Request |
Print exactly the lines from the first one down to the line containing "from matplotlib.ticker import", both ends included, with no pictures and nothing else.

Source material |

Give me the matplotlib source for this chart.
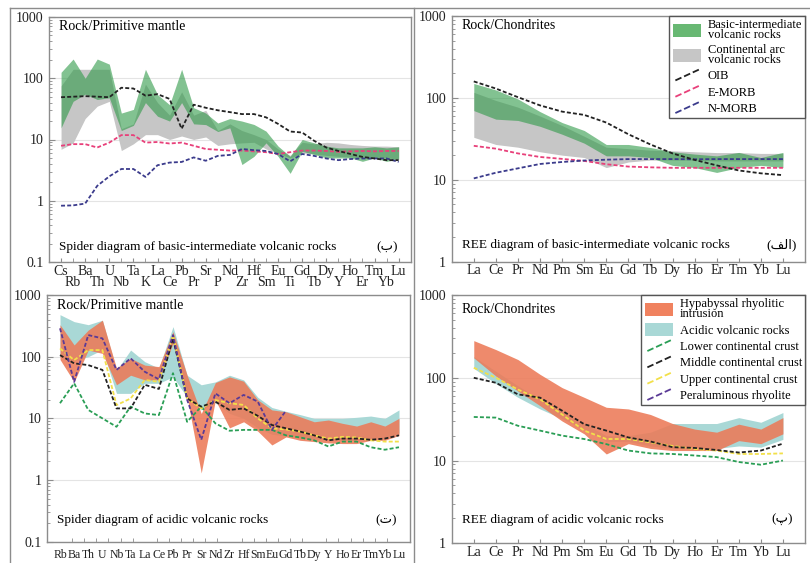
import numpy as np
import matplotlib
matplotlib.use('Agg')
import matplotlib.pyplot as plt
from matplotlib.lines import Line2D
from matplotlib.patches import Patch
from matplotlib.legend_handler import HandlerBase
from matplotlib.ticker import LogLocator, NullFormatter, FixedLocator

plt.rcParams['font.family'] = ['Liberation Serif', 'DejaVu Sans']

W, H = 810, 563

# ---- data: basic-intermediate, primitive mantle normalised
PM_ELEM = ['Cs', 'Rb', 'Ba', 'Th', 'U', 'Nb', 'Ta', 'K', 'La', 'Ce', 'Pb', 'Pr', 'Sr', 'P', 'Nd',
           'Zr', 'Hf', 'Sm', 'Eu', 'Ti', 'Gd', 'Tb', 'Dy', 'Y', 'Ho', 'Er', 'Tm', 'Yb', 'Lu']
basic_pm_hi = [125, 206, 100, 206, 170, 27, 31, 140, 54, 37, 140, 33, 27, 18.6, 22,
               20, 17.6, 13.7, 7.8, 5.3, 10, 8.8, 7.8, 7.3, 7.3, 7.3, 7.6, 7.3, 7.6]
basic_pm_lo = [15.5, 42, 55, 45, 48, 14, 17, 40, 24, 20, 40, 18, 17.5, 13.5, 15.5,
               3.9, 5.3, 8.8, 5.3, 2.8, 6.4, 5.7, 5.0, 5.0, 5.0, 4.4, 5.0, 4.4, 4.8]
arc_pm_hi = [75, 140, 140, 140, 140, 15, 18, 80, 40, 25, 60, 25, 30, 14, 18,
             14, 12, 10, 7, 5.5, 9, 8.5, 9, 8.8, 8.3, 8.0, 7.8, 7.8, 7.6]
arc_pm_lo = [6.9, 8.8, 22, 35, 42, 6.6, 8.5, 12, 12, 10, 11.4, 10, 11, 8, 8.5,
             8.8, 9, 7, 6, 5, 6, 5.8, 5.5, 5.3, 5.2, 5.0, 5.0, 5.0, 4.8]
oib_pm = [49, 50, 51, 50, 49, 70, 68, 52, 55, 46, 15, 37, 33, 30, 28,
          26, 26, 23, 18, 13.5, 13, 9.5, 7.4, 6.5, 5.8, 5.2, 4.9, 4.6, 4.6]
emorb_pm = [7.9, 8.4, 8.4, 7.4, 8.9, 11.8, 11.8, 8.9, 9.1, 8.6, 8.9, 7.9, 7.0, 6.8, 6.6,
            6.6, 6.4, 6.2, 5.8, 6.2, 6.6, 6.6, 6.5, 6.3, 6.4, 6.5, 6.4, 6.5, 6.5]
nmorb_pm = [0.83, 0.84, 0.9, 1.75, 2.5, 3.3, 3.3, 2.45, 3.8, 4.2, 4.3, 5.1, 4.5, 5.4, 5.6,
            7.0, 6.7, 6.5, 5.8, 4.4, 5.8, 5.4, 4.9, 4.6, 4.8, 4.9, 4.9, 4.9, 4.3]

# ---- data: REE, chondrite normalised
REE = ['La', 'Ce', 'Pr', 'Nd', 'Pm', 'Sm', 'Eu', 'Gd', 'Tb', 'Dy', 'Ho', 'Er', 'Tm', 'Yb', 'Lu']
basic_ree_hi = [150, 125, 97, 68, 50, 40, 27, 27, 24.8, 22, 20.6, 19.6, 21.6, 18.7, 21.6]
basic_ree_lo = [70, 55, 53, 45, 36, 28, 19.6, 19.6, 18.7, 15, 14.1, 12.3, 14.1, 15, 14.1]
arc_ree_hi = [117, 93, 77, 60, 46, 34, 25, 24, 23, 22.6, 22, 21.5, 21.5, 21, 21]
arc_ree_lo = [33, 27, 25, 22, 20, 18.7, 14.1, 16.5, 17.4, 17.4, 17.4, 17.0, 17.0, 17.0, 17.0]
oib_ree = [159, 130, 102, 81, 68, 62, 50, 36, 27, 21, 17.5, 15, 13, 12, 11.4]
emorb_ree = [26, 24, 21, 19, 18, 17, 15.5, 14.5, 14.2, 14, 14, 14, 14, 14, 14]
nmorb_ree = [10.4, 12.2, 13.8, 15.6, 16.5, 17.2, 17.6, 17.9, 17.9, 17.9, 17.8, 17.9, 17.9, 17.9, 17.9]

# ---- data: acidic rocks, primitive mantle normalised
AC_ELEM = ['Rb', 'Ba', 'Th', 'U', 'Nb', 'Ta', 'La', 'Ce', 'Pb', 'Pr', 'Sr', 'Nd', 'Zr',
           'Hf', 'Sm', 'Eu', 'Gd', 'Tb', 'Dy', 'Y', 'Ho', 'Er', 'Tm', 'Yb', 'Lu']
hyp_pm_hi = [330, 155, 270, 390, 65, 94, 73, 69, 254, 50, 12, 38, 47,
             40, 20, 13.7, 12.8, 10.6, 8.8, 9.4, 8.3, 7.5, 8.8, 7.5, 10]
hyp_pm_lo = [90, 39, 128, 113, 35, 50, 42, 42, 165, 22, 1.3, 19.8, 7.0,
             8.8, 6.2, 3.7, 5.0, 4.4, 4.2, 4.0, 3.9, 3.9, 4.4, 4.4, 5.3]
acid_pm_hi = [480, 370, 330, 390, 60, 128, 83, 65, 307, 50, 35, 39, 50,
              42, 22, 15, 13, 11.5, 10, 10, 10, 10.4, 10.9, 10, 13.7]
acid_pm_lo = [100, 85, 100, 130, 25.4, 25.4, 37, 37, 47, 22, 13.7, 18, 12,
              10, 7, 5.5, 5.2, 4.8, 4.6, 4.5, 4.4, 4.4, 4.8, 4.8, 5.8]
lcc_pm = [17.6, 37, 13.7, 10, 7.3, 15.5, 12, 11.3, 54, 8.8, 15.5, 8.3, 6.3,
          6.5, 6.5, 6.5, 5.3, 4.9, 4.4, 3.5, 4.2, 4.2, 3.4, 3.1, 3.4]
mcc_pm = [106, 78, 73, 61, 14.5, 14.5, 35, 30, 198, 21, 15.5, 18.6, 13.7,
          14.5, 11, 7.8, 6.9, 6.1, 5.3, 4.4, 4.7, 4.7, 4.5, 4.7, 5.3]
ucc_pm = [136, 88, 128, 128, 16.4, 21, 42, 39, 224, 21, 14.5, 19.8, 17.6,
          16.5, 10, 6.9, 6.6, 6.1, 5.3, 4.7, 5.0, 4.9, 4.4, 4.2, 4.2]
perrhy_pm = [288, 39, 224, 198, 61, 94, 57, 43, 224, 20, 4.5, 25.4, 17.6,
             24, 18.7, 6.5, 13.3] + [np.nan] * 8

# ---- data: acidic rocks, REE
hyp_ree_hi = [281, 219, 166, 110, 76, 58, 44, 42, 36, 28, 24, 22, 27.5, 24, 33]
hyp_ree_lo = [174, 105, 69, 46, 30, 21, 12, 16, 14, 13.2, 13.2, 13.2, 17.4, 16, 21]
acid_ree_hi = [180, 120, 80, 55, 40, 28, 20, 20, 22, 28, 28, 28, 33, 29, 38]
acid_ree_lo = [130, 85, 58, 42, 32, 24, 17, 17, 15, 14, 14, 14, 15, 14.5, 18]
lcc_ree = [33.6, 33, 26.3, 23, 20, 18.2, 15.8, 13.2, 12.2, 12, 11.5, 11, 9.6, 8.9, 10]
mcc_ree = [100, 87, 63, 57.5, 40, 27.5, 23, 19, 17, 14.5, 14.2, 13.4, 12.5, 13.2, 16]
ucc_ree = [132, 100, 72, 55, 36, 23, 18.2, 18.2, 16.6, 15, 13.8, 13.2, 12, 12, 12.2]

# colours
C_GREEN, C_GRAY = '#2f9a48', '#c6c6c6'
C_ORANGE, C_TEAL = '#ec7a58', '#a9d8d6'
C_OIB, C_EMORB, C_NMORB = '#222222', '#e8407a', '#3b3b8c'
C_LCC, C_MCC, C_UCC, C_PER = '#2a9e55', '#222222', '#f2e04a', '#5a3a96'
DASH = (0, (2.2, 1.2))
SPINE = '#8c8c8c'


class HandlerDiag(HandlerBase):
    # dashed line drawn diagonally in the legend
    def create_artists(self, legend, orig, xd, yd, width, height, fontsize, trans):
        line = Line2D([-xd + 0.1 * width, -xd + width], [-yd + 0.1 * height, -yd + height],
                      color=orig.get_color(), ls=orig.get_linestyle(), lw=orig.get_linewidth())
        line.set_transform(trans)
        return [line]


def ax_at(fig, l, t, r, b):
    return fig.add_axes([l / W, 1 - b / H, (r - l) / W, (b - t) / H])


def style(ax, ylim, xlim):
    ax.set_yscale('log')
    ax.set_ylim(*ylim)
    ax.set_xlim(*xlim)
    yt = [10.0 ** k for k in range(int(np.log10(ylim[0])), int(np.log10(ylim[1])) + 1)]
    ax.set_yticks(yt)
    ax.set_yticklabels(['%g' % v for v in yt])
    ax.yaxis.set_minor_locator(LogLocator(base=10, subs=np.arange(2, 10)))
    ax.yaxis.set_minor_formatter(NullFormatter())
    ax.grid(axis='y', which='major', color='#e4e4e4', lw=0.8)
    ax.set_axisbelow(True)
    for s in ax.spines.values():
        s.set_color(SPINE)
        s.set_linewidth(1.0)
    ax.tick_params(axis='both', which='both', direction='in', color=SPINE, labelsize=10, labelcolor='#222222')
    ax.tick_params(axis='y', which='major', length=4, pad=4)
    ax.tick_params(axis='y', which='minor', length=2.5)
    ax.tick_params(axis='x', which='major', length=3, pad=2)


def dline(ax, x, y, c):
    ax.plot(x, y, color=c, ls=DASH, lw=1.3)


def legend(ax, handles, labels):
    leg = ax.legend(handles, labels, loc='upper right', borderaxespad=0, fontsize=9,
                    handlelength=2.3, handleheight=1.25, handletextpad=0.5, labelspacing=0.2,
                    borderpad=0.25, fancybox=False, edgecolor='#555555', framealpha=1,
                    handler_map={Line2D: HandlerDiag()})
    leg.get_frame().set_linewidth(1.0)
    for t in leg.get_texts():
        t.set_linespacing(0.8)


def panel_text(ax, top, bottom, tag, ytop, ybot):
    ax.text(0.028, ytop, top, transform=ax.transAxes, fontsize=10, va='center', ha='left')
    ax.text(0.028, ybot, bottom, transform=ax.transAxes, fontsize=9.5, va='center', ha='left')
    ax.text(0.935, ybot, tag, transform=ax.transAxes, fontsize=9.5, va='center', ha='center')


fig = plt.figure(figsize=(W / 100, H / 100), dpi=100)

# panel frames
for xs, ys in [([10, 810], [7.5, 7.5]), ([10, 10], [7.5, 563]), ([414, 414], [7.5, 563])]:
    fig.add_artist(Line2D([x / W for x in xs], [1 - y / H for y in ys], color='#8c8c8c', lw=1.0))

# top left: spider diagram, basic-intermediate
ax = ax_at(fig, 49, 17, 410.7, 262)
x = np.arange(len(PM_ELEM))
ax.fill_between(x, arc_pm_lo, arc_pm_hi, color=C_GRAY, lw=0)
ax.fill_between(x, basic_pm_lo, basic_pm_hi, color=C_GREEN, alpha=0.6, lw=0)
dline(ax, x, emorb_pm, C_EMORB)
dline(ax, x, nmorb_pm, C_NMORB)
dline(ax, x, oib_pm, C_OIB)
style(ax, (0.1, 1000), (-1, 29))
# labels in two staggered rows
ax.set_xticks(x[::2], PM_ELEM[::2])
ax.set_xticks(x[1::2], PM_ELEM[1::2], minor=True)
ax.tick_params(axis='x', which='minor', length=3, pad=9.8)
panel_text(ax, 'Rock/Primitive mantle', 'Spider diagram of basic-intermediate volcanic rocks',
           '(ب)', 0.96, 0.062)

# top right: REE, basic-intermediate
ax = ax_at(fig, 451.7, 16, 805, 261.7)
x = np.arange(len(REE))
ax.fill_between(x, arc_ree_lo, arc_ree_hi, color=C_GRAY, lw=0)
ax.fill_between(x, basic_ree_lo, basic_ree_hi, color=C_GREEN, alpha=0.6, lw=0)
dline(ax, x, emorb_ree, C_EMORB)
dline(ax, x, nmorb_ree, C_NMORB)
dline(ax, x, oib_ree, C_OIB)
style(ax, (1, 1000), (-1, 15))
ax.set_xticks(x)
ax.set_xticklabels(REE)
legend(ax,
       [Patch(facecolor='#68b873', edgecolor='none'), Patch(facecolor=C_GRAY, edgecolor='none'),
        Line2D([], [], color=C_OIB, ls=DASH, lw=1.3), Line2D([], [], color=C_EMORB, ls=DASH, lw=1.3),
        Line2D([], [], color=C_NMORB, ls=DASH, lw=1.3)],
       ['Basic-intermediate\nvolcanic rocks', 'Continental arc\nvolcanic rocks', 'OIB', 'E-MORB', 'N-MORB'])
panel_text(ax, 'Rock/Chondrites', 'REE diagram of basic-intermediate volcanic rocks',
           '(ﻒﻟﺍ)', 0.96, 0.068)

# bottom left: spider diagram, acidic
ax = ax_at(fig, 47.3, 295, 410, 541.7)
x = np.arange(len(AC_ELEM))
ax.fill_between(x, acid_pm_lo, acid_pm_hi, color=C_TEAL, lw=0)
ax.fill_between(x, hyp_pm_lo, hyp_pm_hi, color=C_ORANGE, alpha=0.88, lw=0)
dline(ax, x, lcc_pm, C_LCC)
dline(ax, x, ucc_pm, C_UCC)
dline(ax, x, mcc_pm, C_MCC)
dline(ax, x, perrhy_pm, C_PER)
style(ax, (0.1, 1000), (-0.9, 24.78))
ax.set_xticks(x)
ax.set_xticklabels(AC_ELEM, fontsize=8.5)
ax.tick_params(axis='x', which='major', length=0, pad=5)
ax.xaxis.set_minor_locator(FixedLocator(np.linspace(0, 24, 29)))
ax.tick_params(axis='x', which='minor', length=3)
panel_text(ax, 'Rock/Primitive mantle', 'Spider diagram of acidic volcanic rocks',
           '(ت)', 0.959, 0.088)

# bottom right: REE, acidic
ax = ax_at(fig, 451.7, 295, 805, 543.3)
x = np.arange(len(REE))
ax.fill_between(x, acid_ree_lo, acid_ree_hi, color=C_TEAL, lw=0)
ax.fill_between(x, hyp_ree_lo, hyp_ree_hi, color=C_ORANGE, alpha=0.88, lw=0)
dline(ax, x, lcc_ree, C_LCC)
dline(ax, x, ucc_ree, C_UCC)
dline(ax, x, mcc_ree, C_MCC)
style(ax, (1, 1000), (-1, 15))
ax.set_xticks(x)
ax.set_xticklabels(REE)
legend(ax,
       [Patch(facecolor='#f0825f', edgecolor='none'), Patch(facecolor=C_TEAL, edgecolor='none'),
        Line2D([], [], color=C_LCC, ls=DASH, lw=1.3), Line2D([], [], color=C_MCC, ls=DASH, lw=1.3),
        Line2D([], [], color=C_UCC, ls=DASH, lw=1.3), Line2D([], [], color=C_PER, ls=DASH, lw=1.3)],
       ['Hypabyssal rhyolitic\nintrusion', 'Acidic volcanic rocks', 'Lower continental crust',
        'Middle continental crust', 'Upper continental crust', 'Peraluminous rhyolite'])
panel_text(ax, 'Rock/Chondrites', 'REE diagram of acidic volcanic rocks',
           '(پ)', 0.942, 0.094)

fig.savefig('out.png', dpi=100)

Correct response |
Give me the matplotlib source for this chart.
import numpy as np
import matplotlib
matplotlib.use('Agg')
import matplotlib.pyplot as plt
from matplotlib.lines import Line2D
from matplotlib.patches import Patch
from matplotlib.legend_handler import HandlerBase
from matplotlib.ticker import LogLocator, NullFormatter, FixedLocator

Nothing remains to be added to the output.